[START Dataset content]

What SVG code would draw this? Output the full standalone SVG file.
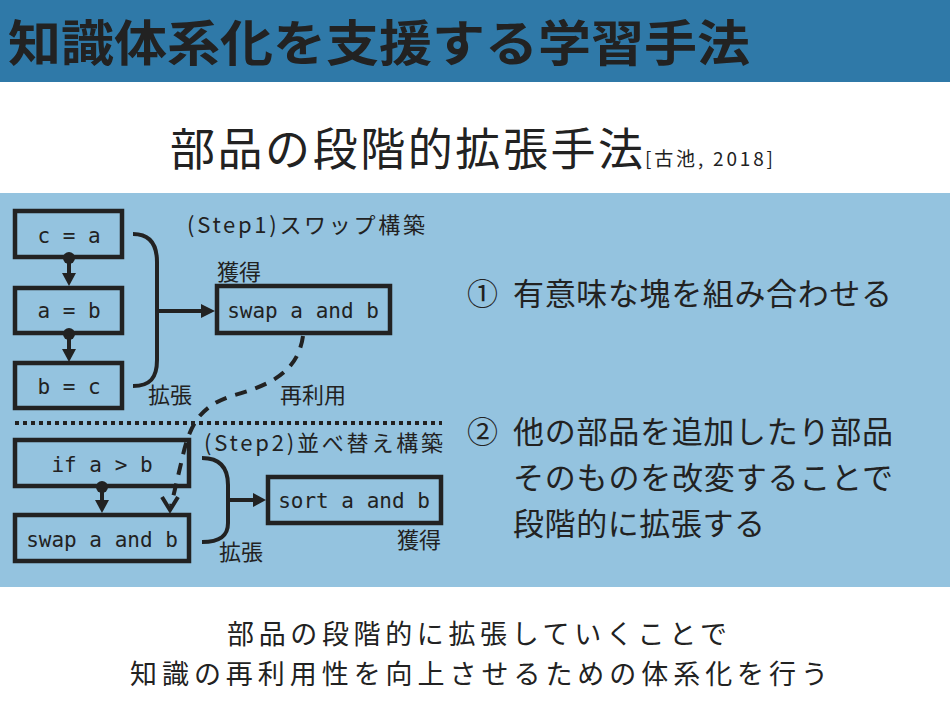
<svg xmlns="http://www.w3.org/2000/svg" width="950" height="702" viewBox="0 0 950 702">
<defs>
<style>
.jp{font-family:"Noto Sans CJK JP","Noto Sans",sans-serif;fill:#222}
.code{font-family:"DejaVu Sans Mono","Liberation Mono",monospace;font-size:21px;fill:#222}
.box{fill:none;stroke:#222;stroke-width:4.5}
.ln{fill:none;stroke:#222;stroke-width:4}
.ah{fill:#222}
.lbl{font-size:22px}
.pt{font-size:31px}
</style>
</defs>
<rect x="0" y="0" width="950" height="702" fill="#ffffff"/>
<rect x="0" y="0" width="950" height="82" fill="#2F79A8"/>
<text class="jp" x="8" y="61" font-size="49" font-weight="700" textLength="742" lengthAdjust="spacingAndGlyphs">知識体系化を支援する学習手法</text>
<text class="jp" x="170" y="166" font-size="45" textLength="473" lengthAdjust="spacing">部品の段階的拡張手法</text>
<text class="jp" x="645" y="166" font-size="19" textLength="128" lengthAdjust="spacing">[古池, 2018]</text>
<rect x="0" y="193" width="950" height="394" fill="#94C3DF"/>

<g id="connectors">
<circle cx="69" cy="258" r="6" class="ah"/>
<line x1="69" y1="258" x2="69" y2="276" class="ln"/>
<polygon points="62,273 69,286 76,273" class="ah"/>
<circle cx="69" cy="334" r="6" class="ah"/>
<line x1="69" y1="334" x2="69" y2="352" class="ln"/>
<polygon points="62,349 69,362 76,349" class="ah"/>
<path d="M133,234 C150,234 157,245 157,262 L157,360 C157,378 150,386 133,386" class="ln"/>
<line x1="157" y1="311" x2="202" y2="311" class="ln"/>
<polygon points="201,304 215,311 201,318" class="ah"/>
<path d="M303,336 C298,372 270,385 235,395 C200,405 190,425 183,455 L171,506" class="ln" stroke-dasharray="12 9"/>
<polyline points="162,497 170,510 178,497" class="ln"/>
<line x1="15" y1="423" x2="442" y2="423" stroke="#222" stroke-width="4" stroke-dasharray="4 4"/>
<circle cx="102" cy="487" r="6" class="ah"/>
<line x1="102" y1="487" x2="102" y2="503" class="ln"/>
<polygon points="95,500 102,513 109,500" class="ah"/>
<path d="M202,458 C220,458 228,468 228,485 L228,523 C228,536 220,542 202,542" class="ln"/>
<line x1="228" y1="500" x2="255" y2="500" class="ln"/>
<polygon points="253,493 266,500 253,507" class="ah"/>
</g>

<g id="n-c-eq-a"><rect x="15" y="211" width="107" height="46" class="box"/><text class="code" x="69" y="243" text-anchor="middle">c = a</text></g>
<g id="n-a-eq-b"><rect x="15" y="288" width="107" height="45" class="box"/><text class="code" x="69" y="318" text-anchor="middle">a = b</text></g>
<g id="n-b-eq-c"><rect x="15" y="363" width="107" height="45" class="box"/><text class="code" x="69" y="394" text-anchor="middle">b = c</text></g>
<g id="n-swap1"><rect x="217" y="286" width="173" height="47" class="box"/><text class="code" x="303" y="318" text-anchor="middle">swap a and b</text></g>
<g id="n-if"><rect x="15" y="440" width="174" height="46" class="box"/><text class="code" x="102" y="472" text-anchor="middle">if a &gt; b</text></g>
<g id="n-swap2"><rect x="15" y="515" width="174" height="46" class="box"/><text class="code" x="102" y="547" text-anchor="middle">swap a and b</text></g>
<g id="n-sort"><rect x="268" y="477" width="173" height="46" class="box"/><text class="code" x="354" y="508" text-anchor="middle">sort a and b</text></g>

<g id="labels">
<text class="jp lbl" x="187" y="233" textLength="238" lengthAdjust="spacing">(Step1)スワップ構築</text>
<text class="jp lbl" x="217" y="280">獲得</text>
<text class="jp lbl" x="148" y="403">拡張</text>
<text class="jp lbl" x="280" y="403">再利用</text>
<text class="jp lbl" x="204" y="451" textLength="239" lengthAdjust="spacing">(Step2)並べ替え構築</text>
<text class="jp lbl" x="397" y="548">獲得</text>
<text class="jp lbl" x="219" y="560">拡張</text>
</g>

<g id="points">
<text class="jp pt" x="467" y="305">①</text>
<text class="jp pt" x="513" y="305" textLength="379" lengthAdjust="spacing">有意味な塊を組み合わせる</text>
<text class="jp pt" x="467" y="443">②</text>
<text class="jp pt" x="513" y="443" textLength="380" lengthAdjust="spacing">他の部品を追加したり部品</text>
<text class="jp pt" x="513" y="489" textLength="380" lengthAdjust="spacing">そのものを改変することで</text>
<text class="jp pt" x="513" y="535" textLength="252" lengthAdjust="spacing">段階的に拡張する</text>
</g>

<g id="summary">
<text class="jp" x="227" y="644" font-size="27" textLength="500" lengthAdjust="spacing">部品の段階的に拡張していくことで</text>
<text class="jp" x="130" y="684" font-size="27" textLength="698" lengthAdjust="spacing">知識の再利用性を向上させるための体系化を行う</text>
</g>
</svg>
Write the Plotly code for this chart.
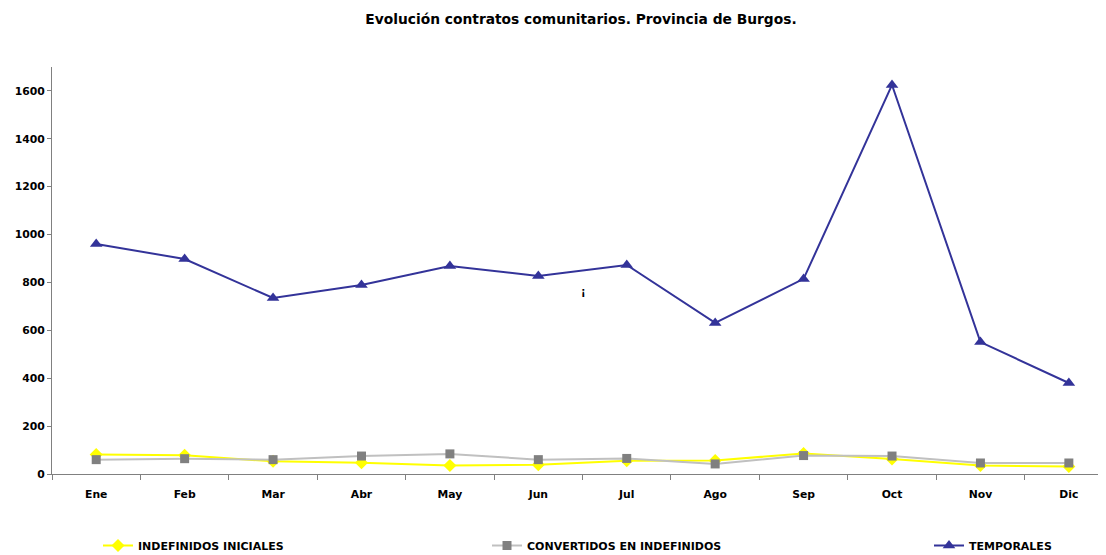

[END Dataset content]

§ Exercise description
Quote everything in the listing above exactly; pictures are the only thing to omit.

§ Finished task
What SVG code would draw this? Output the full standalone SVG file.
<svg xmlns="http://www.w3.org/2000/svg" width="950" height="702" viewBox="0 0 950 702">
<defs>
<style>
.jp{font-family:"Noto Sans CJK JP","Noto Sans",sans-serif;fill:#222}
.code{font-family:"DejaVu Sans Mono","Liberation Mono",monospace;font-size:21px;fill:#222}
.box{fill:none;stroke:#222;stroke-width:4.5}
.ln{fill:none;stroke:#222;stroke-width:4}
.ah{fill:#222}
.lbl{font-size:22px}
.pt{font-size:31px}
</style>
</defs>
<rect x="0" y="0" width="950" height="702" fill="#ffffff"/>
<rect x="0" y="0" width="950" height="82" fill="#2F79A8"/>
<text class="jp" x="8" y="61" font-size="49" font-weight="700" textLength="742" lengthAdjust="spacingAndGlyphs">知識体系化を支援する学習手法</text>
<text class="jp" x="170" y="166" font-size="45" textLength="473" lengthAdjust="spacing">部品の段階的拡張手法</text>
<text class="jp" x="645" y="166" font-size="19" textLength="128" lengthAdjust="spacing">[古池, 2018]</text>
<rect x="0" y="193" width="950" height="394" fill="#94C3DF"/>

<g id="connectors">
<circle cx="69" cy="258" r="6" class="ah"/>
<line x1="69" y1="258" x2="69" y2="276" class="ln"/>
<polygon points="62,273 69,286 76,273" class="ah"/>
<circle cx="69" cy="334" r="6" class="ah"/>
<line x1="69" y1="334" x2="69" y2="352" class="ln"/>
<polygon points="62,349 69,362 76,349" class="ah"/>
<path d="M133,234 C150,234 157,245 157,262 L157,360 C157,378 150,386 133,386" class="ln"/>
<line x1="157" y1="311" x2="202" y2="311" class="ln"/>
<polygon points="201,304 215,311 201,318" class="ah"/>
<path d="M303,336 C298,372 270,385 235,395 C200,405 190,425 183,455 L171,506" class="ln" stroke-dasharray="12 9"/>
<polyline points="162,497 170,510 178,497" class="ln"/>
<line x1="15" y1="423" x2="442" y2="423" stroke="#222" stroke-width="4" stroke-dasharray="4 4"/>
<circle cx="102" cy="487" r="6" class="ah"/>
<line x1="102" y1="487" x2="102" y2="503" class="ln"/>
<polygon points="95,500 102,513 109,500" class="ah"/>
<path d="M202,458 C220,458 228,468 228,485 L228,523 C228,536 220,542 202,542" class="ln"/>
<line x1="228" y1="500" x2="255" y2="500" class="ln"/>
<polygon points="253,493 266,500 253,507" class="ah"/>
</g>

<g id="n-c-eq-a"><rect x="15" y="211" width="107" height="46" class="box"/><text class="code" x="69" y="243" text-anchor="middle">c = a</text></g>
<g id="n-a-eq-b"><rect x="15" y="288" width="107" height="45" class="box"/><text class="code" x="69" y="318" text-anchor="middle">a = b</text></g>
<g id="n-b-eq-c"><rect x="15" y="363" width="107" height="45" class="box"/><text class="code" x="69" y="394" text-anchor="middle">b = c</text></g>
<g id="n-swap1"><rect x="217" y="286" width="173" height="47" class="box"/><text class="code" x="303" y="318" text-anchor="middle">swap a and b</text></g>
<g id="n-if"><rect x="15" y="440" width="174" height="46" class="box"/><text class="code" x="102" y="472" text-anchor="middle">if a &gt; b</text></g>
<g id="n-swap2"><rect x="15" y="515" width="174" height="46" class="box"/><text class="code" x="102" y="547" text-anchor="middle">swap a and b</text></g>
<g id="n-sort"><rect x="268" y="477" width="173" height="46" class="box"/><text class="code" x="354" y="508" text-anchor="middle">sort a and b</text></g>

<g id="labels">
<text class="jp lbl" x="187" y="233" textLength="238" lengthAdjust="spacing">(Step1)スワップ構築</text>
<text class="jp lbl" x="217" y="280">獲得</text>
<text class="jp lbl" x="148" y="403">拡張</text>
<text class="jp lbl" x="280" y="403">再利用</text>
<text class="jp lbl" x="204" y="451" textLength="239" lengthAdjust="spacing">(Step2)並べ替え構築</text>
<text class="jp lbl" x="397" y="548">獲得</text>
<text class="jp lbl" x="219" y="560">拡張</text>
</g>

<g id="points">
<text class="jp pt" x="467" y="305">①</text>
<text class="jp pt" x="513" y="305" textLength="379" lengthAdjust="spacing">有意味な塊を組み合わせる</text>
<text class="jp pt" x="467" y="443">②</text>
<text class="jp pt" x="513" y="443" textLength="380" lengthAdjust="spacing">他の部品を追加したり部品</text>
<text class="jp pt" x="513" y="489" textLength="380" lengthAdjust="spacing">そのものを改変することで</text>
<text class="jp pt" x="513" y="535" textLength="252" lengthAdjust="spacing">段階的に拡張する</text>
</g>

<g id="summary">
<text class="jp" x="227" y="644" font-size="27" textLength="500" lengthAdjust="spacing">部品の段階的に拡張していくことで</text>
<text class="jp" x="130" y="684" font-size="27" textLength="698" lengthAdjust="spacing">知識の再利用性を向上させるための体系化を行う</text>
</g>
</svg>
Write the Plotly code for this chart.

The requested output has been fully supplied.